On the whole, the works thus focus, in many and varied ways, on the individual discovery of truth in the social context – above all in the sense of a truth above external circumstances. The ambition articulated on the EAST website – to define »the arrival of a new generation of artists with new attitudes towards making art«, and the cited guideline of a return to the »idea of the artist as a moral force«, in which democratic values are expressed simply and directly,4 is a goal that the artists obviously refused to accept in this form. If the positions shown at EAST can be summarised under the heading of morality, it is shown in the way the individual is called upon to take up a position in society that is based on independent thought and recognises ambivalence, doubt and confusion.

 

Translated by Timothy Jones

 

1 »In conversation.
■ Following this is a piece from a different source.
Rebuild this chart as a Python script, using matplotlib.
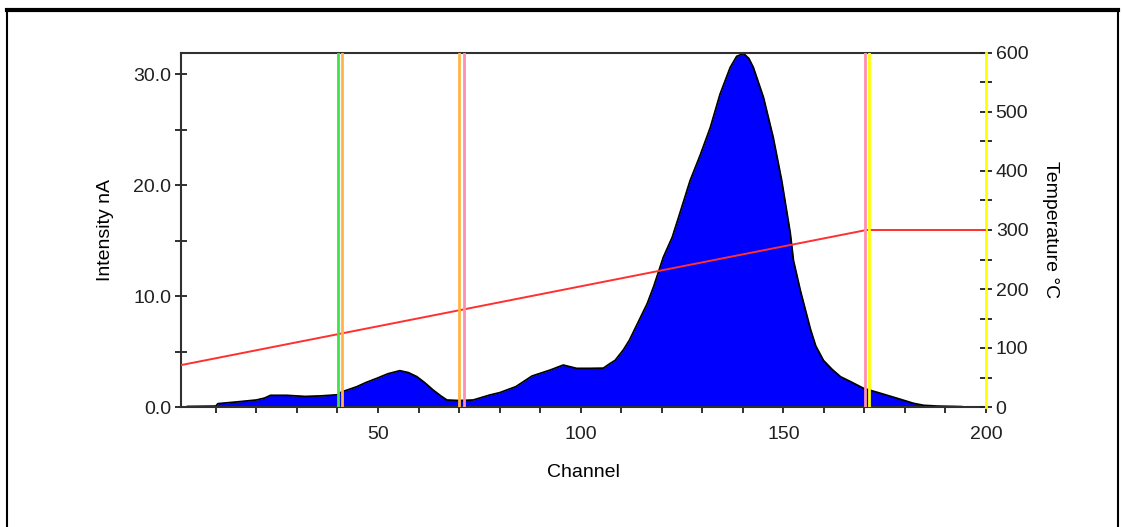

Jeremy Deller and Claire Doherty«, in Claire Doherty (ed.), Contemporary Art from Studio to Situation, London 2004, p.92.
2 Claire Bishop, » The Social Turn. Collaboration and its Discontents«, in Artforum, Februar 2006, p. 183.
3 »Friends of the Divided Mind. An E-mail Conversation between Mariata Muukkonen and Chris Evans«, in Nina Möntmann (ed.), Art and Its Institutions, London 2006, p. 158, 170 and 175.